Но осматривать Ленор не пришлось. Едва я склонилась над ней, расстёгивая воротник, тишину прорвал скрип на высокой ноте.
Фигурные стекляшки в дверях звякнули, разбросав по полу цветные блики. Ручка повернулась, приоткрывая ход в наружность. В холл ворвался мощный поток воздуха, смешанного с дождём. Холодный ветер скользнул по ногам, забрался под юбку, раздув её колоколом. Тронул искусственные цветы в вазонах и, пробежав по стене, засвистел под потолком.
– Вот он! – Ленор оживилась и вскочила с кресла.
– Кто он?!
Но объяснять не пришлось. Яркая картинка сложилась в воздухе сама, из мозаики стеклянных бликов и дождевых капель.
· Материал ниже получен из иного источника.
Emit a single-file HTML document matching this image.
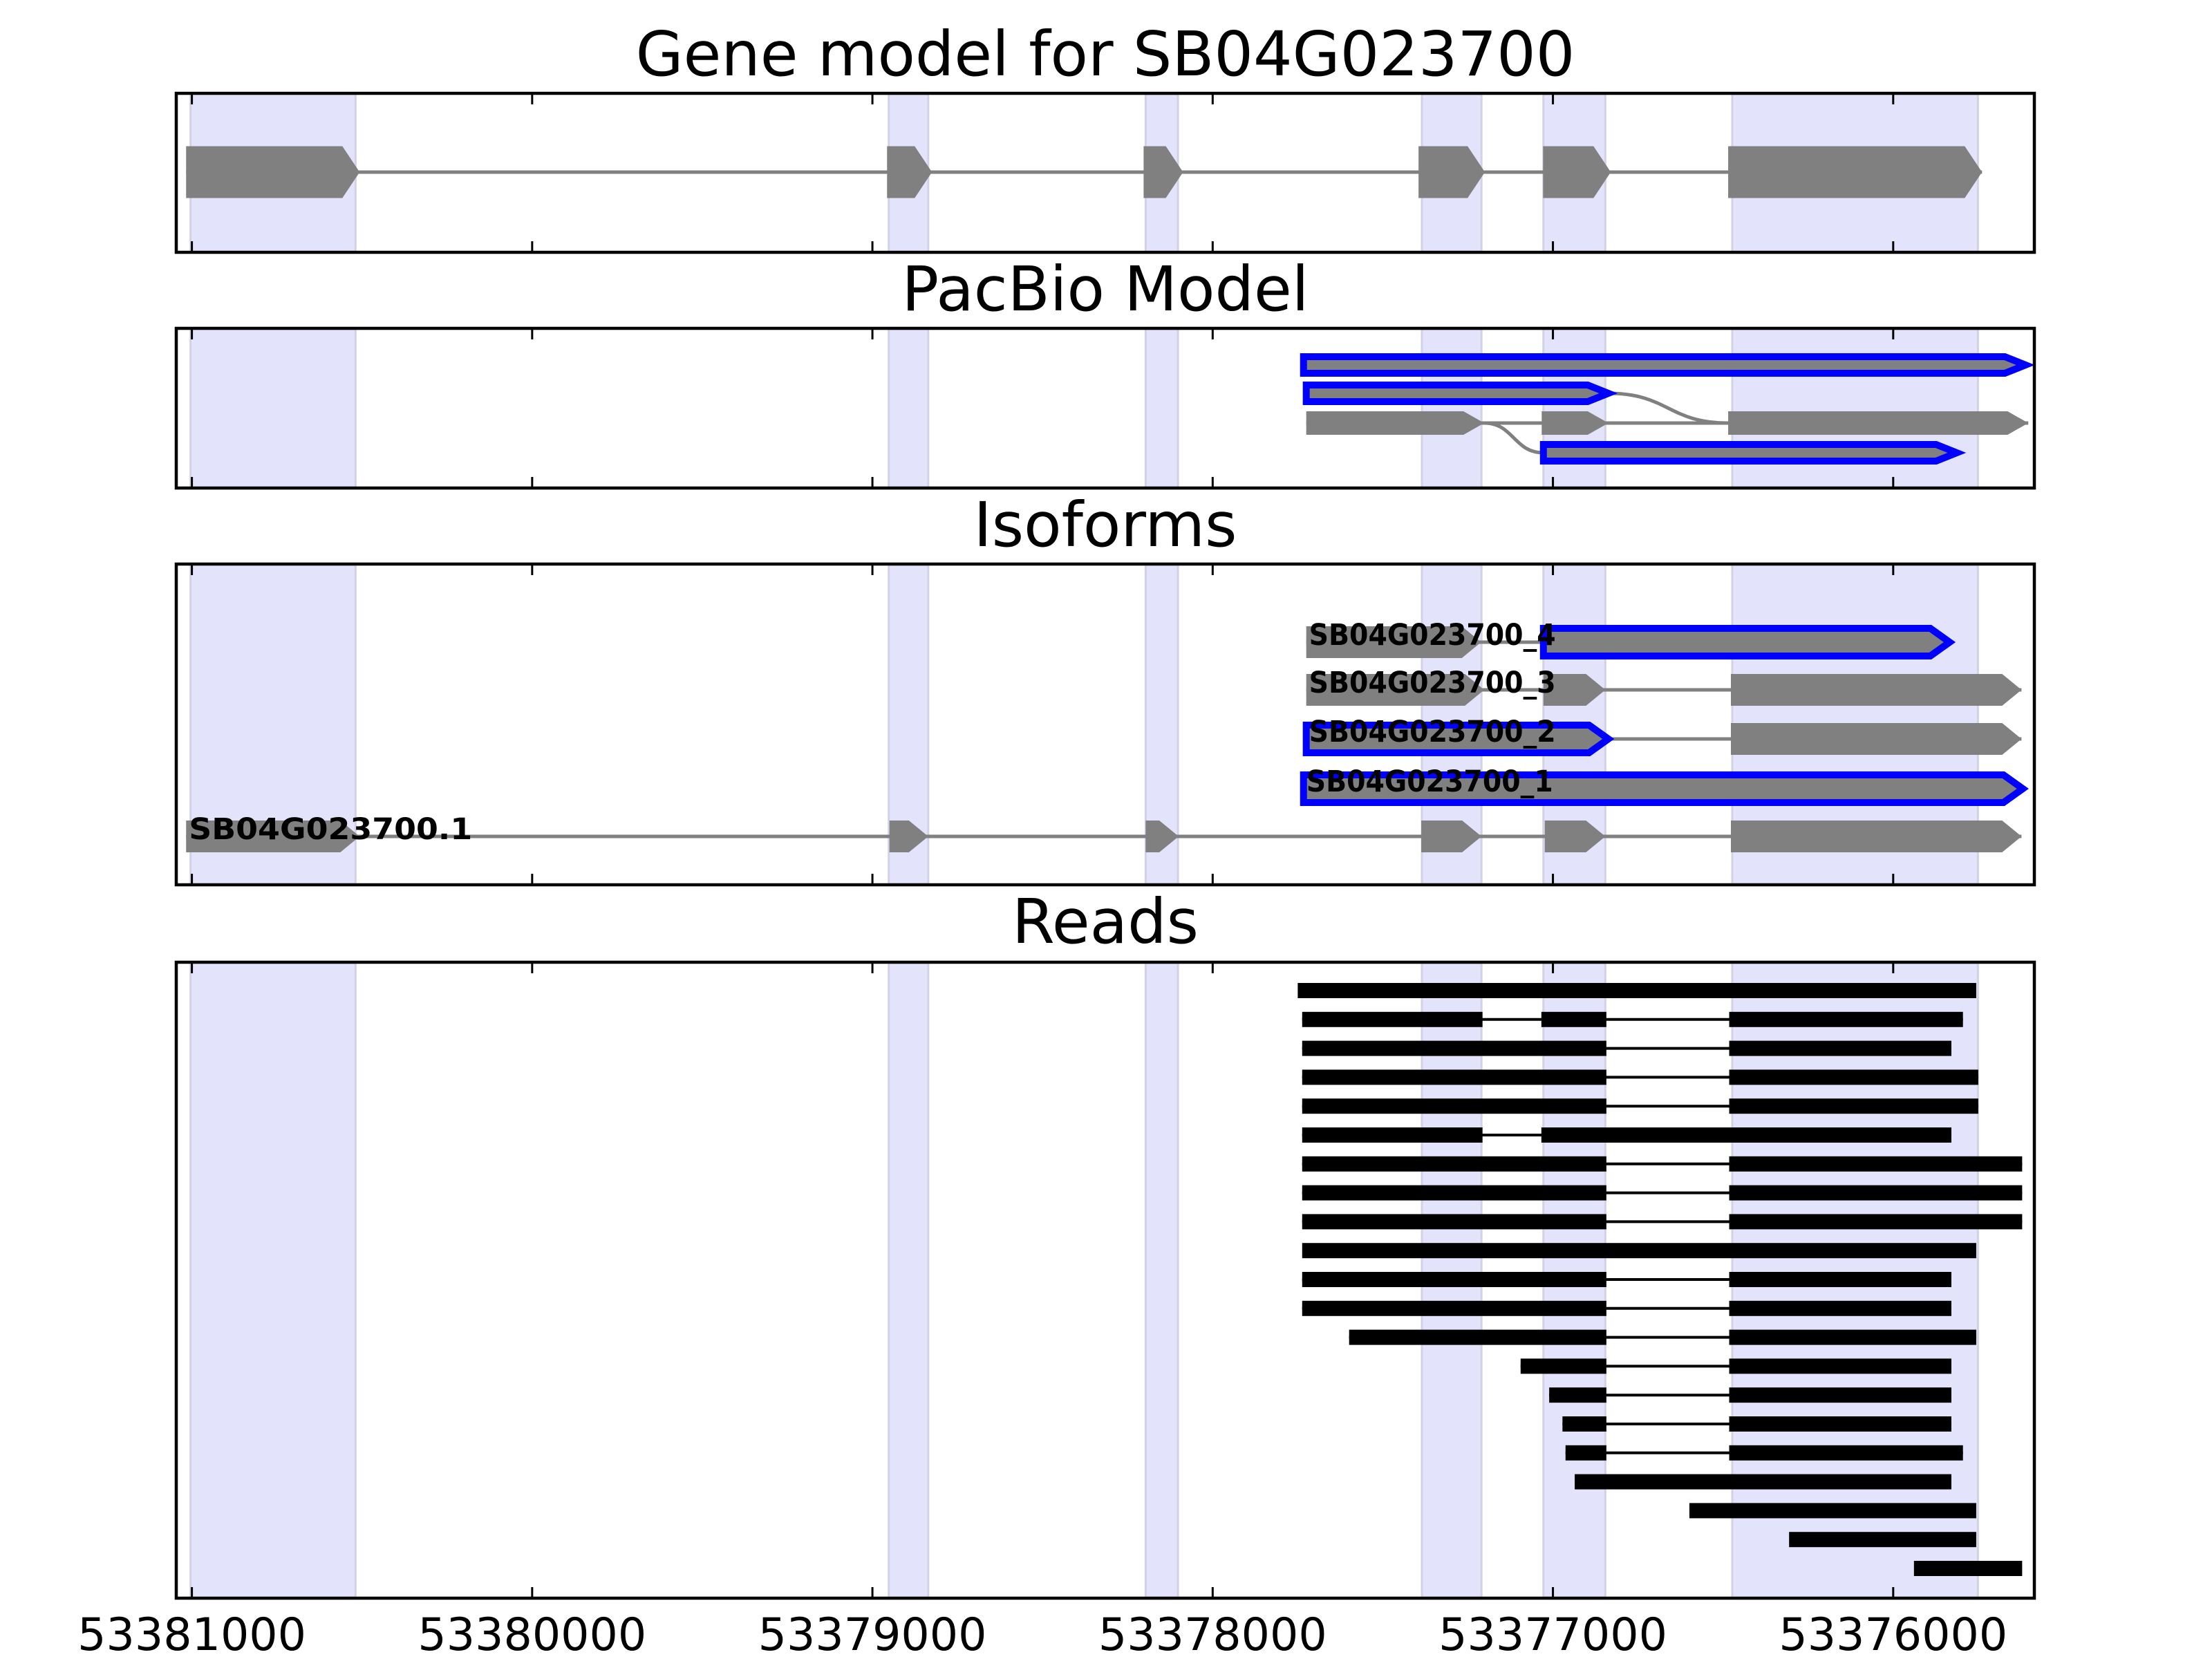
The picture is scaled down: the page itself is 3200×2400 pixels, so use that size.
<!DOCTYPE html>
<html><head><meta charset="utf-8"><style>
html,body{margin:0;padding:0;background:#fff;}
svg{display:block;font-family:"DejaVu Sans","Liberation Sans",sans-serif;}
</style></head><body>
<svg id="fig" width="3200" height="2400" viewBox="0 0 3200 2400" xmlns="http://www.w3.org/2000/svg"></svg>
<script>
// ---- data (genomic coordinates) ----
const tickValues = [53381000, 53380000, 53379000, 53378000, 53377000, 53376000];
const tickLabels = ["53381000", "53380000", "53379000", "53378000", "53377000", "53376000"];
const shadedStarts = [53381004, 53378952, 53378197, 53377385, 53377028, 53376473];
const shadedEnds   = [53380519, 53378836, 53378102, 53377210, 53376846, 53375751];
const geneExonStarts = [53381017, 53378957, 53378203, 53377395, 53377029, 53376485];
const geneExonEnds   = [53380507, 53378825, 53378087, 53377200, 53376830, 53375739];
// pacbio rows: [row][exon] start/end, outlined flag
const pacStarts = [[53377733],[53377725],[53377725,53377033,53376485],[53377028]];
const pacEnds   = [[53375611],[53376837],[53377202,53376837,53375603],[53375813]];
const pacOutlined = [true, true, false, true];
// isoform rows (top to bottom)
const isoNames = ["SB04G023700_4","SB04G023700_3","SB04G023700_2","SB04G023700_1","SB04G023700.1"];
const isoStarts = [[53377725,53377028],[53377725,53377028,53376477],[53377725,53376477],[53377733],
  [53381017,53378950,53378197,53377387,53377024,53376477]];
const isoEnds = [[53377211,53375834],[53377202,53376846,53375623],[53376837,53375623],[53375619],
  [53380507,53378836,53378100,53377210,53376846,53375623]];
const isoOutlined = [[false,true],[false,false,false],[true,false],[true],[false,false,false,false,false,false]];
// reads
const readStarts = [[53377750],[53377737,53377034,53376482],[53377737,53376482],[53377737,53376482],[53377737,53376482],
  [53377737,53377034],[53377737,53376482],[53377737,53376482],[53377737,53376482],[53377737],
  [53377737,53376482],[53377737,53376482],[53377599,53376482],[53377095,53376482],[53377011,53376482],
  [53376972,53376482],[53376963,53376482],[53376936],[53376599],[53376306],[53375939]];
const readEnds = [[53375756],[53377207,53376843,53375795],[53376843,53375829],[53376843,53375750],[53376843,53375750],
  [53377207,53375829],[53376843,53375621],[53376843,53375621],[53376843,53375621],[53375756],
  [53376843,53375829],[53376843,53375829],[53376843,53375756],[53376843,53375829],[53376843,53375829],
  [53376843,53375829],[53376843,53375795],[53375829],[53375756],[53375756],[53375621]];

// ---- layout ----
const NS = "http://www.w3.org/2000/svg";
const svg = document.getElementById('fig');
const AX_L = 255, AX_R = 2943;
const T0 = 53381000, PX0 = 277.6, PXPERBP = 0.49224;
function xs(pos){ return PX0 + (T0 - pos) * PXPERBP; }
const panels = [
  {name:'gene-model-panel', title:'Gene model for SB04G023700', top:135, bot:365, ty:78},
  {name:'pacbio-panel', title:'PacBio Model', top:475, bot:706, ty:418},
  {name:'isoforms-panel', title:'Isoforms', top:816, bot:1280, ty:759},
  {name:'reads-panel', title:'Reads', top:1392, bot:2312, ty:1333}
];
function el(tag, attrs, parent){
  const e = document.createElementNS(NS, tag);
  for (const k in attrs) e.setAttribute(k, attrs[k]);
  (parent||svg).appendChild(e); return e;
}
function arrowPts(x1, x2, cy, h, tip){
  const t = Math.min(tip, x2 - x1);
  const top = cy - h/2, bot = cy + h/2;
  return `${x1},${top} ${x2-t},${top} ${x2},${cy} ${x2-t},${bot} ${x1},${bot}`;
}
function drawExon(g, s, e, cy, h, tip, outlined){
  const p = el('polygon', {points: arrowPts(xs(s), xs(e), cy, outlined ? h-10 : h, tip),
    fill:'#808080', stroke: outlined ? '#0000ff' : 'none', 'stroke-width': outlined ? 10 : 0,
    'stroke-linejoin':'miter'}, g);
  
  
}
function line(g, x1, y1, x2, y2, w, c){
  const l = el('line', {x1, y1, x2, y2, stroke:c, 'stroke-width':w}, g);
  
  
}

panels.forEach((p, pi) => {
  const g = el('g', {});
  
  
  for (let i = 0; i < shadedStarts.length; i++){
    const x1 = xs(shadedStarts[i]), x2 = xs(shadedEnds[i]);
    const r = el('rect', {x:x1, y:p.top, width:x2-x1, height:p.bot-p.top, fill:'#e3e3fb', stroke:'#d2d2e6', 'stroke-width':3}, g);
    
    
  }
  p.g = g;
  const t = el('text', {x:(AX_L+AX_R)/2, y:p.ty + 31, 'font-size':89, 'text-anchor':'middle', fill:'#000'});
  t.textContent = p.title;
  
  
});

// gene model
(function(){
  const g = panels[0].g, cy = 249;
  line(g, xs(geneExonStarts[0]), cy, xs(geneExonEnds[geneExonEnds.length-1]), cy, 5, '#808080');
  for (let i = 0; i < geneExonStarts.length; i++) drawExon(g, geneExonStarts[i], geneExonEnds[i], cy, 75, 25, false);
})();

// pacbio
(function(){
  const g = panels[1].g, ys = [528, 569, 612, 655];
  const curve = (xa, ya, xb, yb) => {
    const c = el('path', {d:`M${xa},${ya} C${(xa+xb)/2},${ya} ${(xa+xb)/2},${yb} ${xb},${yb}`, fill:'none', stroke:'#808080', 'stroke-width':5}, g);
    
    
  };
  curve(xs(pacEnds[1][0]), ys[1], xs(pacStarts[2][2]), ys[2]);
  curve(xs(pacEnds[2][0]), ys[2], xs(pacStarts[3][0]), ys[3]);
  for (let r = 0; r < pacStarts.length; r++){
    if (pacStarts[r].length > 1) line(g, xs(pacStarts[r][0]), ys[r], xs(pacEnds[r][pacEnds[r].length-1]), ys[r], 5, '#808080');
    for (let i = 0; i < pacStarts[r].length; i++) drawExon(g, pacStarts[r][i], pacEnds[r][i], ys[r], 34, 30, pacOutlined[r]);
  }
})();

// isoforms
(function(){
  const g = panels[2].g, ys = [929, 998, 1069, 1141, 1210];
  for (let r = 0; r < isoStarts.length; r++){
    const s = isoStarts[r], e = isoEnds[r];
    if (s.length > 1) line(g, xs(s[0]), ys[r], xs(e[e.length-1]), ys[r], 5, '#808080');
    for (let i = 0; i < s.length; i++){
      const o = isoOutlined[r][i];
      const p = el('polygon', {points: arrowPts(xs(s[i]), xs(e[i]), ys[r], o ? 40 : 46, 28),
        fill:'#808080', stroke: o ? '#0000ff' : 'none', 'stroke-width': o ? 10 : 0}, g);
      
      
    }
    const t = el('text', {x: xs(s[0]) + 4, y: ys[r] + 4, 'font-size':43, 'font-weight':'bold', fill:'#000',
      textLength: r < 4 ? 357 : 410, lengthAdjust:'spacingAndGlyphs'}, g);
    t.textContent = isoNames[r];
    
    
  }
})();

// reads
(function(){
  const g = panels[3].g;
  for (let r = 0; r < readStarts.length; r++){
    const cy = 1433 + r * 41.8, s = readStarts[r], e = readEnds[r];
    if (s.length > 1) line(g, xs(s[0]), cy, xs(e[e.length-1]), cy, 4, '#000');
    for (let i = 0; i < s.length; i++){
      const b = el('rect', {x: xs(s[i]), y: cy - 11, width: xs(e[i]) - xs(s[i]), height: 22, fill:'#000'}, g);
      
      
    }
  }
})();

// axes frames + ticks
panels.forEach((p) => {
  const f = el('rect', {x:AX_L, y:p.top, width:AX_R-AX_L, height:p.bot-p.top, fill:'none', stroke:'#000', 'stroke-width':4.5});
  
  
  tickValues.forEach(v => {
    const x = xs(v);
    const t1 = el('line', {x1:x, y1:p.top, x2:x, y2:p.top+16, stroke:'#000', 'stroke-width':3});
    
    
    const t2 = el('line', {x1:x, y1:p.bot, x2:x, y2:p.bot-16, stroke:'#000', 'stroke-width':3});
    
    
  });
});
tickValues.forEach((v, i) => {
  const t = el('text', {x: xs(v), y: 2387, 'font-size':65, 'text-anchor':'middle', fill:'#000'});
  t.textContent = tickLabels[i];
  
  
});
</script>
</body></html>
Через раскрытые двери мне навстречу нёсся мальчик. Сложно было судить о его возрасте: он казался настолько измождённым, что едва держался на ногах. Землисто-зеленоватый цвет кожи выдавал тяжёлое малокровие, худоба – плохое питание. Длинные светлые волосы развевались за спиной, как плащ. Казалось, что он убегает от преследователей и надеется укрыться в амбулатории. А ещё казалось, что он рассчитывает на мою помощь. Но не как пациент, а как…
Услышав негласный призыв, я ринулась навстречу. Поймала его на бегу, ухватила за плечи и вгляделась в скуластое лицо. Циклов четырнадцать, не больше.
– Что нужно тебе, дитя? – промямлила я.
Мальчик поднял на меня бесцветные глаза в оправе длинных ресниц, и мороз пробежал по коже миллионом острых игл. Эти глаза не могли принадлежать подростку. Взор древнего старика пронзил меня и вышел остриём промеж лопаток. Казалось, что в нём заточено всё Сердце Земли. Вся его мудрость, все ошибки и вся скорбь.
– Что ты ищешь? – спросила я тише. – Ты прячешься? Кто обидел тебя?
Плечи мальчика мелко задрожали под моими руками. Глаза распахнулись ещё шире. Изогнутые ресницы почти коснулись лба.
– Мама?! – он выгнулся и потянулся к моему лицу.